DATA LISTING:
##############################
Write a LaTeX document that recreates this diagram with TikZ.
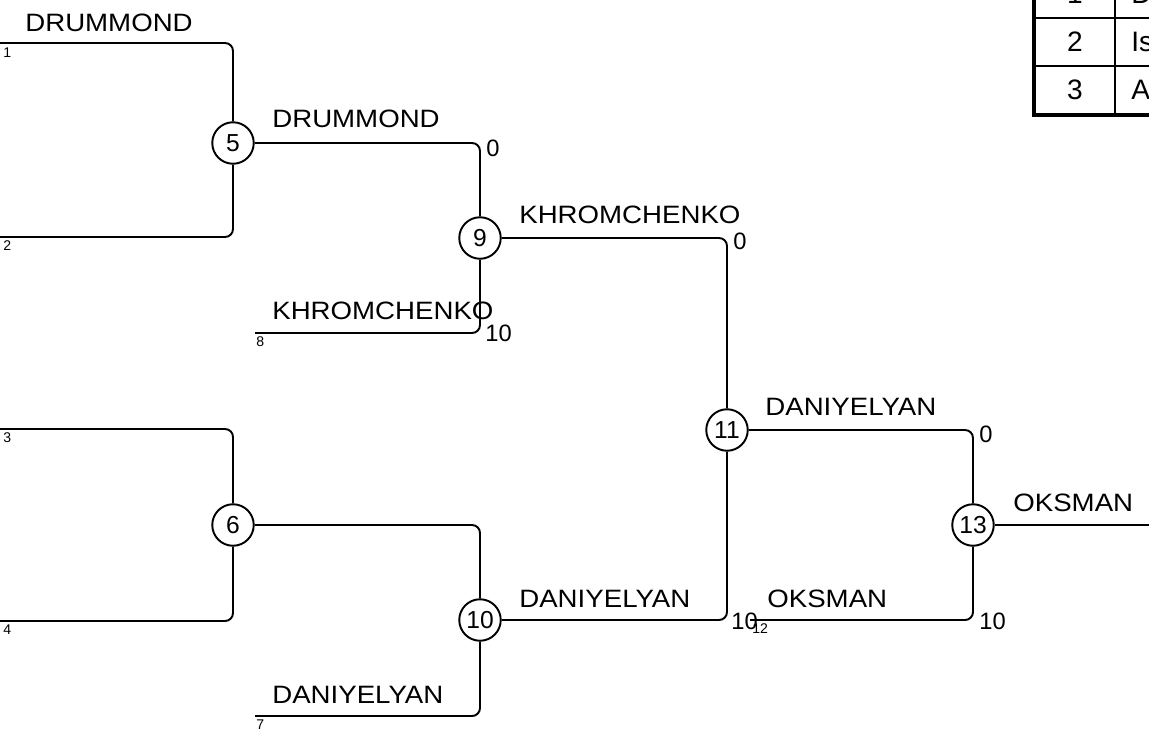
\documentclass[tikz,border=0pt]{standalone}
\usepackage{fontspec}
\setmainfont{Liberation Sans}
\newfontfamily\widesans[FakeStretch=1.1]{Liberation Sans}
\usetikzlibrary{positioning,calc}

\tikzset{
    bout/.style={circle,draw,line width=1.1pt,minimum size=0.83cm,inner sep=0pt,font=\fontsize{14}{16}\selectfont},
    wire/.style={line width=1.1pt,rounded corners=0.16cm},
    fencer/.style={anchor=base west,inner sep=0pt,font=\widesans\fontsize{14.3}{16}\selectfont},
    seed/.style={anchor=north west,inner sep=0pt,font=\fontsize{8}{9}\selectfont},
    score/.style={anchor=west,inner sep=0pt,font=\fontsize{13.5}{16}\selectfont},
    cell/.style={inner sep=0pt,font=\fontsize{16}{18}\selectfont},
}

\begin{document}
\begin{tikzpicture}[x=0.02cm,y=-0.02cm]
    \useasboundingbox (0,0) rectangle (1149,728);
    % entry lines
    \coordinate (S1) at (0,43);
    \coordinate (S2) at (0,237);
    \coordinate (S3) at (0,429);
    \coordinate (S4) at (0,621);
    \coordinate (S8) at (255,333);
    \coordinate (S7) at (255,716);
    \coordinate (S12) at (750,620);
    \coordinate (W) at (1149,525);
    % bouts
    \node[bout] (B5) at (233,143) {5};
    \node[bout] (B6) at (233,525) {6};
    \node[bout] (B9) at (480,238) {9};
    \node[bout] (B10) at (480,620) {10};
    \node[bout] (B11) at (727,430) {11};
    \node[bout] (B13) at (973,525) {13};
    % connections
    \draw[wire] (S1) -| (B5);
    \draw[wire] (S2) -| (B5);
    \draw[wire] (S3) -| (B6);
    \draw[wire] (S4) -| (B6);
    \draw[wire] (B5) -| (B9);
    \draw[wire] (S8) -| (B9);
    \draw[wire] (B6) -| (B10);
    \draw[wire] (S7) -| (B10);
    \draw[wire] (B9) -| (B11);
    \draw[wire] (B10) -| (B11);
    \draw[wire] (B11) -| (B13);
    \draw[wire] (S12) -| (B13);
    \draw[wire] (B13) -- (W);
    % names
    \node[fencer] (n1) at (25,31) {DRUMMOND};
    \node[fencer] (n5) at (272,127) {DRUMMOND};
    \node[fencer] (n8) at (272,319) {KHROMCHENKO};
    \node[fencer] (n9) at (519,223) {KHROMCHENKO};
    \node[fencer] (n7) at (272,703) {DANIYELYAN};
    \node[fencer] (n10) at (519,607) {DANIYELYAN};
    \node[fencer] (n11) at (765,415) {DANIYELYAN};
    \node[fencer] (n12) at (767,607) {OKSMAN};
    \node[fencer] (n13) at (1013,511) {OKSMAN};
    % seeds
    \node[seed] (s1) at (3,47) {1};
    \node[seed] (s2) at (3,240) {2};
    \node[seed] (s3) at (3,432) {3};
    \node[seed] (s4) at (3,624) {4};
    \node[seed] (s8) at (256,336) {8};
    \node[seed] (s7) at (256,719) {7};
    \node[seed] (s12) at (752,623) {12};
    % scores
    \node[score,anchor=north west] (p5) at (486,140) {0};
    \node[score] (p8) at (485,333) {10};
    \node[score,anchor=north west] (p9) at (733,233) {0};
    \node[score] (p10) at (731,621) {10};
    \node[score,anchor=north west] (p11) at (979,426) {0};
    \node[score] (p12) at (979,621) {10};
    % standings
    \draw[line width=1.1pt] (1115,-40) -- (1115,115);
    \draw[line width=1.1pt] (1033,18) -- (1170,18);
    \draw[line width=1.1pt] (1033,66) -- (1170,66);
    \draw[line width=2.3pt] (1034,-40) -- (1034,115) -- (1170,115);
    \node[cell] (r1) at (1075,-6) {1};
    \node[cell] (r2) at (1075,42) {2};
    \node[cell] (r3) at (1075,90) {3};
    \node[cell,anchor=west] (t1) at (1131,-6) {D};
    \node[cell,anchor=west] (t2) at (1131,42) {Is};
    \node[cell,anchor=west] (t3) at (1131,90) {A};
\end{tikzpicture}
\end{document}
##############################
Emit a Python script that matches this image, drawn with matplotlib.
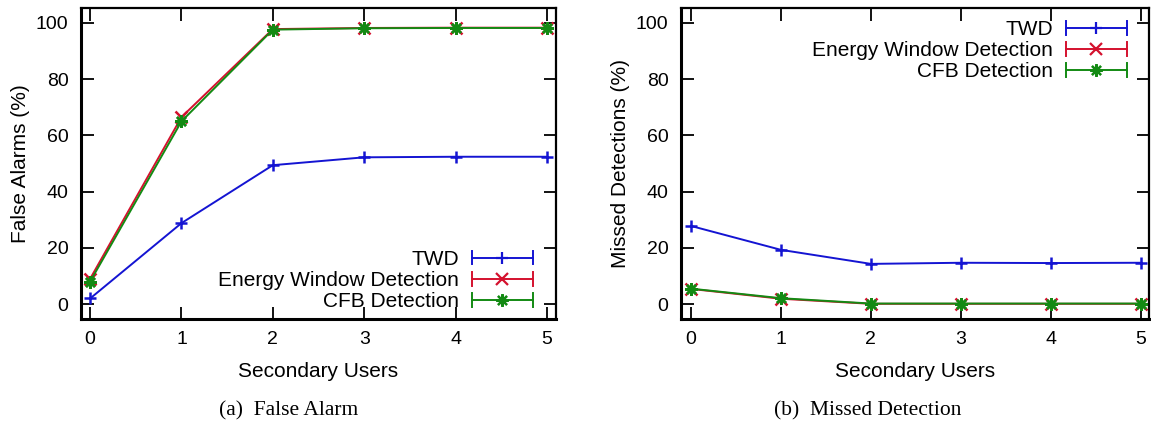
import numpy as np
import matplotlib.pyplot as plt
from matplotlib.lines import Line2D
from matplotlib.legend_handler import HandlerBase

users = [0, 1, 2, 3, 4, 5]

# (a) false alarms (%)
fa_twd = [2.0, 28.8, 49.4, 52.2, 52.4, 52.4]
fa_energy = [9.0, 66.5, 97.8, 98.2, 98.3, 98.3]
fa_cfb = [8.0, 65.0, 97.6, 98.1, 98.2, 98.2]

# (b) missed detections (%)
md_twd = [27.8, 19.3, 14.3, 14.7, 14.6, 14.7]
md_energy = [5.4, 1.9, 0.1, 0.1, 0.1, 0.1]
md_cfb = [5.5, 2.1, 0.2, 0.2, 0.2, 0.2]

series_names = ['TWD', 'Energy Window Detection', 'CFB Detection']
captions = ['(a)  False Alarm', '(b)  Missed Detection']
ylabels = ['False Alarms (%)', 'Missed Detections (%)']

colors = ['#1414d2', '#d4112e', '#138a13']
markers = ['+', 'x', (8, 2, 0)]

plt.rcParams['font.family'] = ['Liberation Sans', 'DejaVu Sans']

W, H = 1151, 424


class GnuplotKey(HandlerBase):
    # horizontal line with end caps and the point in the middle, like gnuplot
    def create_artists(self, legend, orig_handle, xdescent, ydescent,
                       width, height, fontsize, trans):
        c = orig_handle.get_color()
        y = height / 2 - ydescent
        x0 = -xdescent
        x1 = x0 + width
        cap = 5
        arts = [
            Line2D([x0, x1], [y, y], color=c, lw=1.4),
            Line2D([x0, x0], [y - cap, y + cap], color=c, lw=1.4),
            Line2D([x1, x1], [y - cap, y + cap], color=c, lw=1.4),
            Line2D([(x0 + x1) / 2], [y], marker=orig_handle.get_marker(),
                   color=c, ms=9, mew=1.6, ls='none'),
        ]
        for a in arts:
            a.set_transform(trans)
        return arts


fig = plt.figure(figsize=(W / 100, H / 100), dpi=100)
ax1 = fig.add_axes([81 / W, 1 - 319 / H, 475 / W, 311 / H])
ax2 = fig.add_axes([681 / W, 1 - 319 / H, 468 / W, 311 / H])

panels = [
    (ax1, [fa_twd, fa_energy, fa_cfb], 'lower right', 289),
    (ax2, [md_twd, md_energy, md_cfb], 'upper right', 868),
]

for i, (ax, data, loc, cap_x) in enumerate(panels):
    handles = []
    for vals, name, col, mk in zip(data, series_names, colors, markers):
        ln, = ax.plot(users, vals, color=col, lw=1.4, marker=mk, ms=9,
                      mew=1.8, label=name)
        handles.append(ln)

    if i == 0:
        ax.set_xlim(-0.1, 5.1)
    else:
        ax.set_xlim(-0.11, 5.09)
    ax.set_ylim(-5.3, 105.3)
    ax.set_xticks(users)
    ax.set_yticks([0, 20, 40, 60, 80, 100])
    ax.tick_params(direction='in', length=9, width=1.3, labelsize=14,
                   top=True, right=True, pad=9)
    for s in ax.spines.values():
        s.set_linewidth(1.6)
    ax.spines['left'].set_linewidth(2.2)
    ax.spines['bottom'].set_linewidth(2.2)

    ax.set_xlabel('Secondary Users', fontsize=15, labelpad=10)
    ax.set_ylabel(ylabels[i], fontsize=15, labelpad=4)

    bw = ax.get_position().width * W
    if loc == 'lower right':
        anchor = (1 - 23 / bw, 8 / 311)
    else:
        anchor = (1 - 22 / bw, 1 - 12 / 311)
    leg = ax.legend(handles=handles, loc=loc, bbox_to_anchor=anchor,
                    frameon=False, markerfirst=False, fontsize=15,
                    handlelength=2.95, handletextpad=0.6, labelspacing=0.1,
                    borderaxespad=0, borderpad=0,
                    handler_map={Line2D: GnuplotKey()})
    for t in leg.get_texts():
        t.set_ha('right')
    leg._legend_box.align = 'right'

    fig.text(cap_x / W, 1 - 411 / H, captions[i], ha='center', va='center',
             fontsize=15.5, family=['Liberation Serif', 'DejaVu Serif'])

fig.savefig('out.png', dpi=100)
##############################
TASK OBJECTIVE:
Transcribe only the lines from the line holding "Emit a Python" through the line holding "fa_cfb = [8.0, 65.0, 97.6, 98.1, 98.2, 98.2]", inclusive, without any of the pictures.

CORRECT RESPONSE:
Emit a Python script that matches this image, drawn with matplotlib.
import numpy as np
import matplotlib.pyplot as plt
from matplotlib.lines import Line2D
from matplotlib.legend_handler import HandlerBase

users = [0, 1, 2, 3, 4, 5]

# (a) false alarms (%)
fa_twd = [2.0, 28.8, 49.4, 52.2, 52.4, 52.4]
fa_energy = [9.0, 66.5, 97.8, 98.2, 98.3, 98.3]
fa_cfb = [8.0, 65.0, 97.6, 98.1, 98.2, 98.2]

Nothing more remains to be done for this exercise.